The number of strategic beta exchange-traded funds on the market has grown substantially over the past few years, but these complex offerings aren’t always what they seem.

Asset managers have been eager to establish a foothold in this hot investment area, and advisors need to be mindful of what they’re buying, warned Patrick O’Shaughnessy, principal and portfolio manager at O’Shaughnessy Asset Management, speaking at the Morningstar Investment Conference in Chicago on Thursday.

“You need to ask, what is this strategy designed to do? Gather assets or produce real alpha, net of expenses,” said O’Shaughnessy. “That question is important. What is the motivation if, say, Goldman Sachs is launching a [fund]? Is it a land grab? That’s Wall Street. Be mindful of cost. Not all smart beta ETFs are bad. Some are good.”

Strategic beta strategies are designed to work over many years, rather than being a flavor-of-the-month investment. These strategies usually focus on investments using the factors of value, low volatility, quality and momentum.

However, with the interest in the theme high, some funds are claiming to be something they’re not, said Wes Gray, the founder, CEO and CIO of Alpha Architect.

He said sometimes there’s a significant difference between what a fund is called and what it actually does. For instance, Gray said, a value fund may say it’s based on the factor investing research of Eugene Fama and Kenneth French, yet there might be nothing in the portfolio construction showing it’s based on academic evidence.

Both Gray and O’Shaughnessy said such funds are chasing hot money, which is another reason advisors need to be careful. Short-term money isn’t going to be interested in something like value investing because not only does it mean buying unloved stocks, but also lagging the broader markets.
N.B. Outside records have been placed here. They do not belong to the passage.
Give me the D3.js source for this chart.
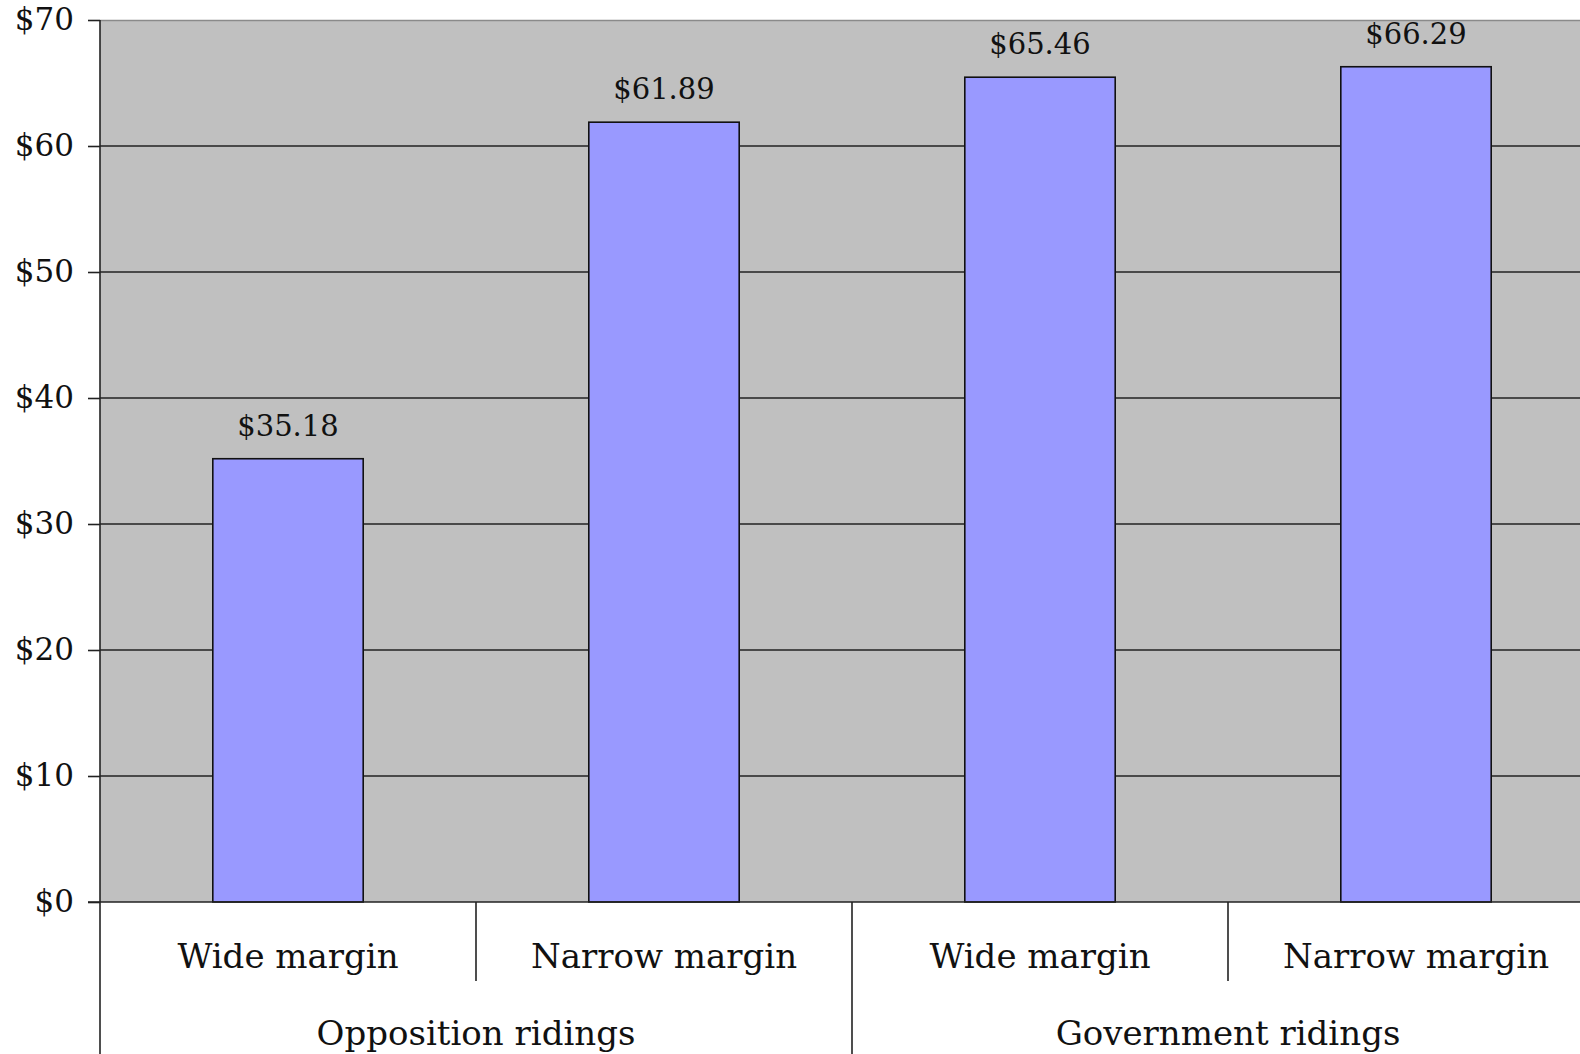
<!DOCTYPE html>
<html><head><meta charset="utf-8">
<script src="https://cdn.jsdelivr.net/npm/d3@7"></script>
<style>
html,body{margin:0;padding:0;background:#fff;overflow:hidden}
text{font-family:"DejaVu Serif",Georgia,serif;fill:#111}
</style></head>
<body><svg id="c" width="1580" height="1054"></svg>
<script>
const groups = ["Opposition ridings", "Government ridings"];
const subcats = ["Wide margin", "Narrow margin"];
const values = [35.18, 61.89, 65.46, 66.29];
const yTicks = [0, 10, 20, 30, 40, 50, 60, 70];

const rows = [];
groups.forEach((g, gi) => subcats.forEach((s, si) => rows.push({g, s, key: g + "|" + s, v: values[gi * subcats.length + si]})));

const W = 1580, H = 1054;
const pL = 100, pT = 20, pB = 902, pR = 1604;
const svg = d3.select("#c");

const x = d3.scaleBand().domain(rows.map(d => d.key)).range([pL, pR]).paddingInner(0.6).paddingOuter(0.3);
const y = d3.scaleLinear().domain([0, 70]).range([pB, pT]);
const step = x.step(), off = (step - x.bandwidth()) / 2;

svg.append("rect").attr("x", pL).attr("y", pT).attr("width", pR - pL).attr("height", pB - pT).attr("fill", "#c0c0c0");
svg.append("line").attr("x1", pL).attr("x2", pR).attr("y1", pT + 0.5).attr("y2", pT + 0.5).attr("stroke", "#8a8a8a").attr("stroke-width", 1.5);

// grid
svg.append("g").selectAll("line").data(yTicks.filter(t => t > 0 && t < 70)).join("line")
  .attr("x1", pL).attr("x2", pR).attr("y1", d => y(d)).attr("y2", d => y(d))
  .attr("stroke", "#222").attr("stroke-width", 1.6);

// bars
svg.append("g").selectAll("rect").data(rows).join("rect")
  .attr("x", d => x(d.key)).attr("width", x.bandwidth())
  .attr("y", d => y(d.v)).attr("height", d => y(0) - y(d.v))
  .attr("fill", "#9999ff").attr("stroke", "#111").attr("stroke-width", 1.6);

// value labels
svg.append("g").selectAll("text").data(rows).join("text")
  .attr("x", d => x(d.key) + x.bandwidth() / 2).attr("y", d => y(d.v) - 23)
  .attr("text-anchor", "middle").attr("font-size", 29)
  .text(d => "$" + d.v.toFixed(2));

// y axis
const ya = svg.append("g").attr("transform", `translate(${pL},0)`)
  .call(d3.axisLeft(y).tickValues(yTicks).tickSize(12).tickPadding(14).tickFormat(d => "$" + d));
ya.select(".domain").remove();
ya.selectAll(".tick line").attr("stroke", "#222").attr("stroke-width", 1.6);
ya.selectAll(".tick text").attr("font-size", 31).attr("font-family", '"DejaVu Serif",Georgia,serif').attr("fill", "#111").attr("dy", "0.3em");

svg.append("line").attr("x1", pL).attr("x2", pL).attr("y1", pT).attr("y2", H).attr("stroke", "#222").attr("stroke-width", 1.6);
svg.append("line").attr("x1", pL - 12).attr("x2", pR).attr("y1", pB).attr("y2", pB).attr("stroke", "#222").attr("stroke-width", 1.6);

// category separators
const bounds = rows.map((d, i) => ({i, xb: x(d.key) - off}));
svg.append("g").selectAll("line").data(bounds.filter(b => b.i > 0)).join("line")
  .attr("x1", b => b.xb).attr("x2", b => b.xb).attr("y1", pB)
  .attr("y2", b => b.i % subcats.length === 0 ? H : 981)
  .attr("stroke", "#222").attr("stroke-width", 1.6);

// sub-category labels
svg.append("g").selectAll("text").data(rows).join("text")
  .attr("x", d => x(d.key) + x.bandwidth() / 2).attr("y", 968)
  .attr("text-anchor", "middle").attr("font-size", 34).text(d => d.s);

// group labels
svg.append("g").selectAll("text").data(groups).join("text")
  .attr("x", (g, gi) => {
    const a = x(rows[gi * subcats.length].key) - off;
    const b = x(rows[gi * subcats.length + subcats.length - 1].key) + x.bandwidth() + off;
    return (a + b) / 2;
  })
  .attr("y", 1045).attr("text-anchor", "middle").attr("font-size", 34).text(g => g);
</script></body></html>
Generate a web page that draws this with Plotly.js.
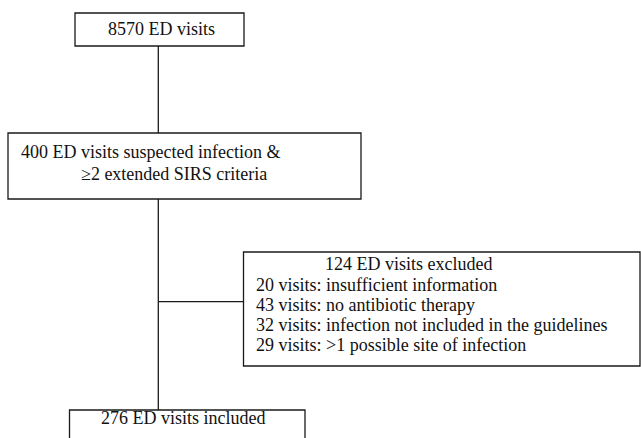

And an investor who is chasing a hot investment doesn’t want to buy a fund that’s lagging.

In other words, O’Shaughnessy, holding value has to “hurt.”

A lot of ETFs creators who say their products are strategic beta are trying to promote the products as passive investments because they’re rules-based, but Gray said investors shouldn’t believe these are truly passive vehicles.

“The best point about factor investing is it is active investing,” he said. “To say it’s not is lying to yourself. So you need to do the same level of due diligence.”